▸ DIRECTIVE:
The entries below contain a line with "Write a Python" and a line with "import plotly.graph_objects as go". Quote exactly those two lines and all lines between them.

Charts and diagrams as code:
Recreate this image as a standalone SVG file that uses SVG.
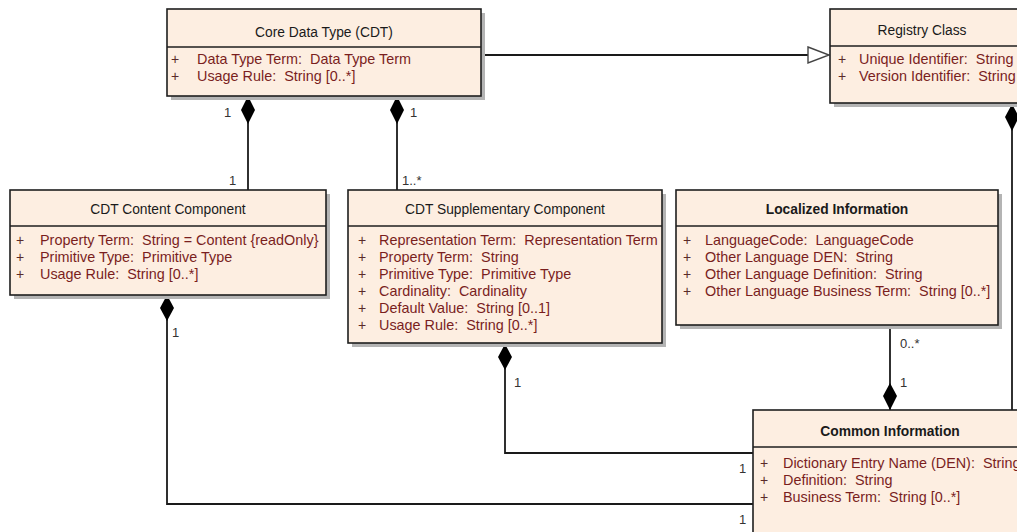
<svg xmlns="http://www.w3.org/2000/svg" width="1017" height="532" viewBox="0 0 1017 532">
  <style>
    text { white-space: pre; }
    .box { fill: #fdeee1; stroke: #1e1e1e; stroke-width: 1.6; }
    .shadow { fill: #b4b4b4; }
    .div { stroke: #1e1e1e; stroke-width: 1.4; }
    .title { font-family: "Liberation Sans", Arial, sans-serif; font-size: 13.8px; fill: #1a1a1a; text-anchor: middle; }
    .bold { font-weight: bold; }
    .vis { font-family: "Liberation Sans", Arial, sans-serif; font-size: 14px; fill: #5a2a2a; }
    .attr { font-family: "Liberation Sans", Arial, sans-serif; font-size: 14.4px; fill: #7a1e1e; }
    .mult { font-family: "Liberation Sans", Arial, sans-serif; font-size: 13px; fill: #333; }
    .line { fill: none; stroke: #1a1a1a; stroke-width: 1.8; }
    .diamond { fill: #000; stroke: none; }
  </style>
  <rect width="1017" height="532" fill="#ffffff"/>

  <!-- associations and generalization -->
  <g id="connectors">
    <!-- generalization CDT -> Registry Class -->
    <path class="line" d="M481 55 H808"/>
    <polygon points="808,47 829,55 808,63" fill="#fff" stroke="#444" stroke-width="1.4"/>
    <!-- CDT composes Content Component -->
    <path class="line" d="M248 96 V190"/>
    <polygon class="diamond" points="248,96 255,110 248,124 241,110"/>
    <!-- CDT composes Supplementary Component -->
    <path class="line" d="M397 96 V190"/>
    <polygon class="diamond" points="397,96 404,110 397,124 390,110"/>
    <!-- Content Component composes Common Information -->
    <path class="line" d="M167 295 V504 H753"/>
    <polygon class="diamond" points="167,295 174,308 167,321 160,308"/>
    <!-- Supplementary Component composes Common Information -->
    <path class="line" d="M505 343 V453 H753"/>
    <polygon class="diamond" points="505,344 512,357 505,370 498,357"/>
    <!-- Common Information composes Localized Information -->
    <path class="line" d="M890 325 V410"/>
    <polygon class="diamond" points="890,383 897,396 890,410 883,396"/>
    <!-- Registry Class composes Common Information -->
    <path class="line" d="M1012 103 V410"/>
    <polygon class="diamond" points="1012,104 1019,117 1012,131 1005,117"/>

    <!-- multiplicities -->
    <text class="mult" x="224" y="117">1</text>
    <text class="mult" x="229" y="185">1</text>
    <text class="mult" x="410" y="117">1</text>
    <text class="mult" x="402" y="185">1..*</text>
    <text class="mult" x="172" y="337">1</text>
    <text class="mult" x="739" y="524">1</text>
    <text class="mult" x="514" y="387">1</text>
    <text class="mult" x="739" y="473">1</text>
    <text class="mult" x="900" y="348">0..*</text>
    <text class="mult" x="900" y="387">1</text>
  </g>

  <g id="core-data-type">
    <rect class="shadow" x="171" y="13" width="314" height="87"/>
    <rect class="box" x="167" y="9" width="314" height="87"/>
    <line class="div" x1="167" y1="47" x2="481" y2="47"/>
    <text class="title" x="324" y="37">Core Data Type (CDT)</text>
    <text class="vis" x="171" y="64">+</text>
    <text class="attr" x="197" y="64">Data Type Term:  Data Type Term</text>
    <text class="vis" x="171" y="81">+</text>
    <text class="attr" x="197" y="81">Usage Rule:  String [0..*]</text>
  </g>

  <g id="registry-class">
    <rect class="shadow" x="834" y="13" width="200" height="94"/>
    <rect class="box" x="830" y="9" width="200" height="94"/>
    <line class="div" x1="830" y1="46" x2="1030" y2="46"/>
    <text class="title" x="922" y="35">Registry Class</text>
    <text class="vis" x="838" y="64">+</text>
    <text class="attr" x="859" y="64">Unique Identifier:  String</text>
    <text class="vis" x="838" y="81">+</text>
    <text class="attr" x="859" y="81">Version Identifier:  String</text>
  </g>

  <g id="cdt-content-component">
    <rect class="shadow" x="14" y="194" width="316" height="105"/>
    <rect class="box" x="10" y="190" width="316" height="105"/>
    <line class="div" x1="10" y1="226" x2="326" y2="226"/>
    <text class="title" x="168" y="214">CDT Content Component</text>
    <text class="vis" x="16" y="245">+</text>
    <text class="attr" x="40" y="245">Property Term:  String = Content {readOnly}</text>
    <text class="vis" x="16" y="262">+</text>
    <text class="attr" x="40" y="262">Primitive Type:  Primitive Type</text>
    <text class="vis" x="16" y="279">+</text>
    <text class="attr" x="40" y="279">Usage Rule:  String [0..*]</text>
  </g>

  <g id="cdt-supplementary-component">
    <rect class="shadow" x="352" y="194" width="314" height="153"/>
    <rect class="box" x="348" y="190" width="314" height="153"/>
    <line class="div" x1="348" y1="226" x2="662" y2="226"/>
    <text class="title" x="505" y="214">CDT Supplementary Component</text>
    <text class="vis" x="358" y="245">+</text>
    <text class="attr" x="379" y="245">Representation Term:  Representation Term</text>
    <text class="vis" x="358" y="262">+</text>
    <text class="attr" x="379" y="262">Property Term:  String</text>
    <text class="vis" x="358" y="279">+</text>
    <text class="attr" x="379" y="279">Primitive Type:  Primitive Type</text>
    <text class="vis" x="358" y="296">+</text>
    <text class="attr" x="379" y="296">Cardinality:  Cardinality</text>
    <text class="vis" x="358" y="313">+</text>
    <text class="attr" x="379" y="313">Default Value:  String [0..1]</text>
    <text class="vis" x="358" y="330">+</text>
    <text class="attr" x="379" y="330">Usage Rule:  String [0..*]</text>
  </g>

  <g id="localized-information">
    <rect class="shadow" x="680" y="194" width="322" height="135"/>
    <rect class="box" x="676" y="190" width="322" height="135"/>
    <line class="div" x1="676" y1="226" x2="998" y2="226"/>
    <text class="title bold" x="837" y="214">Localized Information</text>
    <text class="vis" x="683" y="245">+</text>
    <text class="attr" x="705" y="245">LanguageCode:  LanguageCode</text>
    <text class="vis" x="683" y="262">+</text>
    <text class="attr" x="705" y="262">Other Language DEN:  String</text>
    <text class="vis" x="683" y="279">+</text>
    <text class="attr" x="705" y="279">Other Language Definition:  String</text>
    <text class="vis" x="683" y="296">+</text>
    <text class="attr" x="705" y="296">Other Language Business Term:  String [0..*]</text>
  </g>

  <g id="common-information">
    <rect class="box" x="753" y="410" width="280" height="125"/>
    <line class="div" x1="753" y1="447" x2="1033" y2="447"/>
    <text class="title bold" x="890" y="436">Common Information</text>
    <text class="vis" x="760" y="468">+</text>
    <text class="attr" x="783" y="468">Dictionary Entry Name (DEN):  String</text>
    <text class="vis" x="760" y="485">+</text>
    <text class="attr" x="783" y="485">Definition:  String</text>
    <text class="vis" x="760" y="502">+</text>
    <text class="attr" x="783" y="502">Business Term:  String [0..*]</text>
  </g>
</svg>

* * *

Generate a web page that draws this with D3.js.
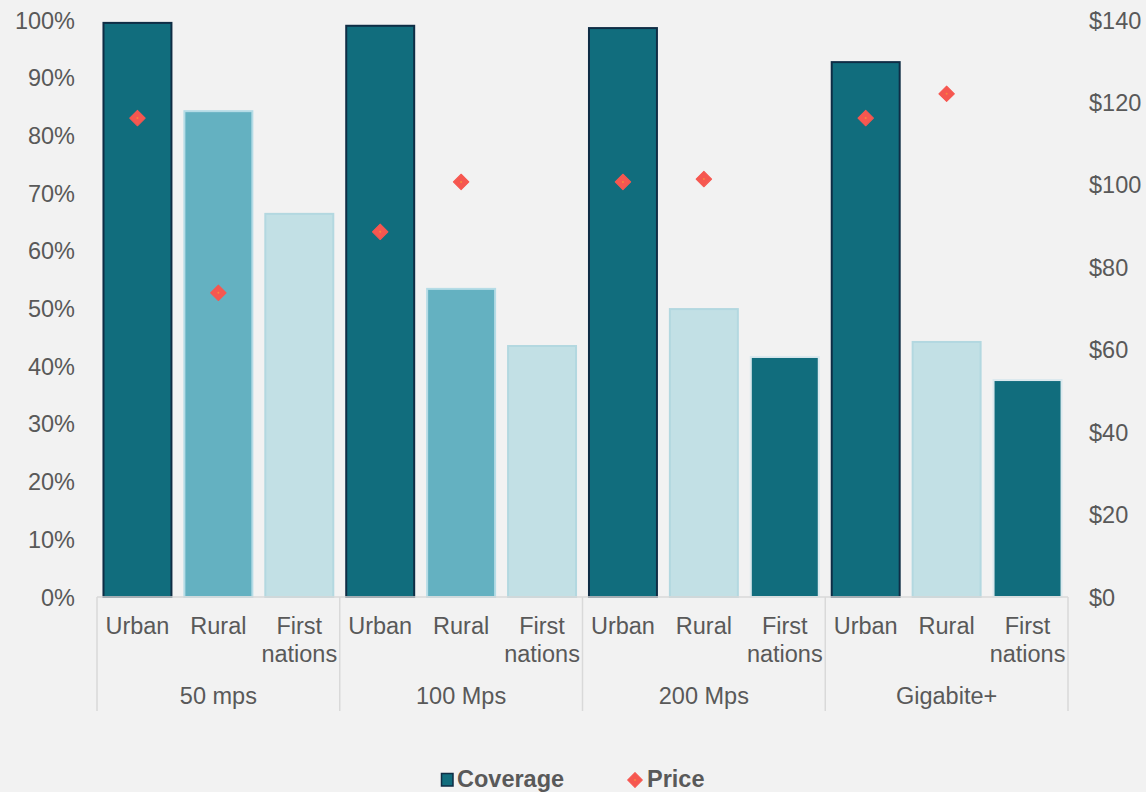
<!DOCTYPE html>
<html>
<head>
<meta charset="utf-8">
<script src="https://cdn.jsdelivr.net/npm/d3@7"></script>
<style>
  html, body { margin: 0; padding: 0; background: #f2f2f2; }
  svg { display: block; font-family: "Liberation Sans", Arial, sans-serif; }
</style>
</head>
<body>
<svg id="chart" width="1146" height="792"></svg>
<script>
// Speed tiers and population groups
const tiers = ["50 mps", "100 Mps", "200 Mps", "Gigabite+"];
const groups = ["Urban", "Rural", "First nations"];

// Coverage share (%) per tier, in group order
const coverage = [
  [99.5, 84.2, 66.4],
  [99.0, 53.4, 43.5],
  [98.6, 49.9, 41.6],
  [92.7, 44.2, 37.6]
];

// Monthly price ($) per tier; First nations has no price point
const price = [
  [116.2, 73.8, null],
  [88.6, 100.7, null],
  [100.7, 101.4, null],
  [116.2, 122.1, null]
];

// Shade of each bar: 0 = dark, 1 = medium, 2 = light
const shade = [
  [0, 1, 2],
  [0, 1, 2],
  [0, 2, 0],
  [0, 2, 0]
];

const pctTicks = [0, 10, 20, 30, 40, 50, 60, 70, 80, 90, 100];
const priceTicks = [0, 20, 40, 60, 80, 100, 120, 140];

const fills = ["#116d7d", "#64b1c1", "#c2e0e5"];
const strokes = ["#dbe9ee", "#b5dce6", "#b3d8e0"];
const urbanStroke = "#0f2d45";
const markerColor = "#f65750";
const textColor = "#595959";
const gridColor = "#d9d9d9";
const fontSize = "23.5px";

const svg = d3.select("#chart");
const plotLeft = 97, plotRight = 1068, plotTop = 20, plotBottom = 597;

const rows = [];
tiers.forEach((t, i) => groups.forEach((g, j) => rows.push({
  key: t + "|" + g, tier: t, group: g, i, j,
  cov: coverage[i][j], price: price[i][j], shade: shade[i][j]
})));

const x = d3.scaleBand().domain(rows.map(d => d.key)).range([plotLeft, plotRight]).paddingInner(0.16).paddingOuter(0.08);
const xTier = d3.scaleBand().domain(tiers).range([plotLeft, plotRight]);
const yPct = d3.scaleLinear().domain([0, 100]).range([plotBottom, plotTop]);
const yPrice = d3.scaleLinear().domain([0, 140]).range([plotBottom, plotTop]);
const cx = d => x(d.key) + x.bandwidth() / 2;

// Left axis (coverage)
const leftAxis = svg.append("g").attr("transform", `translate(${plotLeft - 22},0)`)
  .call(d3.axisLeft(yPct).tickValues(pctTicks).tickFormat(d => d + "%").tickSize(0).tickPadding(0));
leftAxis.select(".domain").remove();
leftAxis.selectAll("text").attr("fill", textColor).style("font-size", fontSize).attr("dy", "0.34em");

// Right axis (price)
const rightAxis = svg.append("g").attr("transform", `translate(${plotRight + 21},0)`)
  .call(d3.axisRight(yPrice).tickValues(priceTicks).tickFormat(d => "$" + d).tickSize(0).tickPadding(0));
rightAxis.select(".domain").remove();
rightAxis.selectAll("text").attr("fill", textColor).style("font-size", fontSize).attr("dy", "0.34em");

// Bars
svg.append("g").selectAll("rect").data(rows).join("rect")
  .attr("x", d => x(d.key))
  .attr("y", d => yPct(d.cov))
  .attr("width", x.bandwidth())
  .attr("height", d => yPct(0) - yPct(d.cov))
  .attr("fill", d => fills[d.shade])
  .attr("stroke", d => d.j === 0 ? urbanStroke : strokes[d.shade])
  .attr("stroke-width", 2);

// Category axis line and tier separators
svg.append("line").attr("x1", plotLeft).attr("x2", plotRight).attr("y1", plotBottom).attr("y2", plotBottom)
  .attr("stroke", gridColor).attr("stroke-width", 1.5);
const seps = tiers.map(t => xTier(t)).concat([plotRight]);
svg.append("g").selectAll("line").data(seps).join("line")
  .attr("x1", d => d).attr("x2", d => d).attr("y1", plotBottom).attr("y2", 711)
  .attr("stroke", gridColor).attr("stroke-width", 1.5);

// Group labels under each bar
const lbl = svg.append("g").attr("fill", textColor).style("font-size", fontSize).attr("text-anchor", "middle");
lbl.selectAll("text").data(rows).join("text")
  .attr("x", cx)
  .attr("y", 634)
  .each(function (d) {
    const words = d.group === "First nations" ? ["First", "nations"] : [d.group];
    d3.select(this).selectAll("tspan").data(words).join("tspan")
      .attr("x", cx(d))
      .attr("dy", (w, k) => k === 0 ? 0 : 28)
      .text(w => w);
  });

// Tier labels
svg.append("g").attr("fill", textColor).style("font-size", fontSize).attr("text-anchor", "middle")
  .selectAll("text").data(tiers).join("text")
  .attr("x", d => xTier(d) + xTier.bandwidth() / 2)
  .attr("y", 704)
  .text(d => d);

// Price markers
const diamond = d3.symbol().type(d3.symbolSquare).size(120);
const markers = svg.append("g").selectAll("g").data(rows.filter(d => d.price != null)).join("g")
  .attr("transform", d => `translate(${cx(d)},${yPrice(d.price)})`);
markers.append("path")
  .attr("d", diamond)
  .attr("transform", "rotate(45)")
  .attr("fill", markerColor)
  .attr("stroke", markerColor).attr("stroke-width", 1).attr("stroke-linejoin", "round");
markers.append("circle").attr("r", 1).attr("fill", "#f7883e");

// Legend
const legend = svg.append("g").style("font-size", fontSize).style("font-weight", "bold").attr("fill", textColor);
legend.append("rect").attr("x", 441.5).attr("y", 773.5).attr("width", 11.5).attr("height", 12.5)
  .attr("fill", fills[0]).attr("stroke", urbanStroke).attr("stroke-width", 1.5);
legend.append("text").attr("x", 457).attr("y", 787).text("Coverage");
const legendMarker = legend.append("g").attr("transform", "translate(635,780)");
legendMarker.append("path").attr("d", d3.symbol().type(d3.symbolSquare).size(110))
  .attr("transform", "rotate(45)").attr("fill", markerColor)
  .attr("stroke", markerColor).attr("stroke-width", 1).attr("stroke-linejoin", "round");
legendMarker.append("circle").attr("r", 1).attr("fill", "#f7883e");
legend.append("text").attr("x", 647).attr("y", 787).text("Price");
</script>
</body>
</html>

--

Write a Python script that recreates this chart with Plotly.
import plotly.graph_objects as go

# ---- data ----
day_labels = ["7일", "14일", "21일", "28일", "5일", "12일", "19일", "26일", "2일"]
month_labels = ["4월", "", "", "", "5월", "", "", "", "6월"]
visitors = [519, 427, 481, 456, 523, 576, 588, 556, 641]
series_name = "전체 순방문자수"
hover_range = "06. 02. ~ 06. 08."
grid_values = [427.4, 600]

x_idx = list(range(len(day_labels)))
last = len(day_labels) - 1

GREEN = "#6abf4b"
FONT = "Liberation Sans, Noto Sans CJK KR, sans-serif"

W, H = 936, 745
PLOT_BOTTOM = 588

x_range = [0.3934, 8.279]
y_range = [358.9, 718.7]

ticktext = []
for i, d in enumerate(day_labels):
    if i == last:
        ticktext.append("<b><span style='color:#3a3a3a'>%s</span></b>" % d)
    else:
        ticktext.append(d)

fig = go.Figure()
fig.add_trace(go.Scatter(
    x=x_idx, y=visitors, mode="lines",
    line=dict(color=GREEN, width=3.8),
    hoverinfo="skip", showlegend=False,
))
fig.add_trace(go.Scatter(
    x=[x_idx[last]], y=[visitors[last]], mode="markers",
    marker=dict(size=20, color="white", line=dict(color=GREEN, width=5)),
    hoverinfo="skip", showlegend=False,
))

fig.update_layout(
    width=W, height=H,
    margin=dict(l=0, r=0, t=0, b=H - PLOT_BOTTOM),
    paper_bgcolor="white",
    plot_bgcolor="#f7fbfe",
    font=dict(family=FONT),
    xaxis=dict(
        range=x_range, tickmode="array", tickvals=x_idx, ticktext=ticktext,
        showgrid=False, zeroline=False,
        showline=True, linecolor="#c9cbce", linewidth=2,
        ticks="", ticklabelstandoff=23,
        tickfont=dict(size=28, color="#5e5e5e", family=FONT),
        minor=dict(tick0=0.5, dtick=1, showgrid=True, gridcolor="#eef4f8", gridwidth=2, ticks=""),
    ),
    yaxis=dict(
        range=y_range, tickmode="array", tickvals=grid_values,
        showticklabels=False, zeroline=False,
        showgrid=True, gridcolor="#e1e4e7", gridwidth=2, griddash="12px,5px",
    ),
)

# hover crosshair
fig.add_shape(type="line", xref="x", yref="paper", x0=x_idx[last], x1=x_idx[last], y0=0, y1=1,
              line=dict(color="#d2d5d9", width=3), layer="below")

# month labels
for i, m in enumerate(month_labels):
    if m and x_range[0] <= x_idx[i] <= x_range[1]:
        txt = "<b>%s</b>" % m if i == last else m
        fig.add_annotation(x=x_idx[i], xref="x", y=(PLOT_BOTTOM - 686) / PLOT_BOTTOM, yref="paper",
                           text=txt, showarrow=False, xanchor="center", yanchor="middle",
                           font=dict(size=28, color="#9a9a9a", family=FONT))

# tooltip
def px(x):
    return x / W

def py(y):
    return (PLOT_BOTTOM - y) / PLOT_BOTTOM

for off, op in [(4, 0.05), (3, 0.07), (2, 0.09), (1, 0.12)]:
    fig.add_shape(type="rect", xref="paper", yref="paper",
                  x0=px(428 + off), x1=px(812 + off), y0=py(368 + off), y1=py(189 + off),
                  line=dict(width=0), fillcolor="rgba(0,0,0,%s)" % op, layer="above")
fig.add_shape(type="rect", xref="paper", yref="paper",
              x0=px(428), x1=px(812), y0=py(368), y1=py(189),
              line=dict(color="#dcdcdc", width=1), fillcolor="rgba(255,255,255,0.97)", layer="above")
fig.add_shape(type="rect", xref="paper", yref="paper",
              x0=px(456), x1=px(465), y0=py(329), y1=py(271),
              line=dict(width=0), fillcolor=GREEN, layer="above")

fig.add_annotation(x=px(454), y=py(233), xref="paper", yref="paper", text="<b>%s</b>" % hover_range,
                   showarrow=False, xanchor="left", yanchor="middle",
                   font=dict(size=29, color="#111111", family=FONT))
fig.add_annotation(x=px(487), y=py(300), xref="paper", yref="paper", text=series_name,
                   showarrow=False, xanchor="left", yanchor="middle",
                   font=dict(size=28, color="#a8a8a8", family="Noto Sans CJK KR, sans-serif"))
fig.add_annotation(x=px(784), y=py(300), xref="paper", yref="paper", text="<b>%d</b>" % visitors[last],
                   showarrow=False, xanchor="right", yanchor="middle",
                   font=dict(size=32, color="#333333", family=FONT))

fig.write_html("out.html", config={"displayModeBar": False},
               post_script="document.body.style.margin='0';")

▸ SOLUTION TO THIS PROBLEM:
Write a Python script that recreates this chart with Plotly.
import plotly.graph_objects as go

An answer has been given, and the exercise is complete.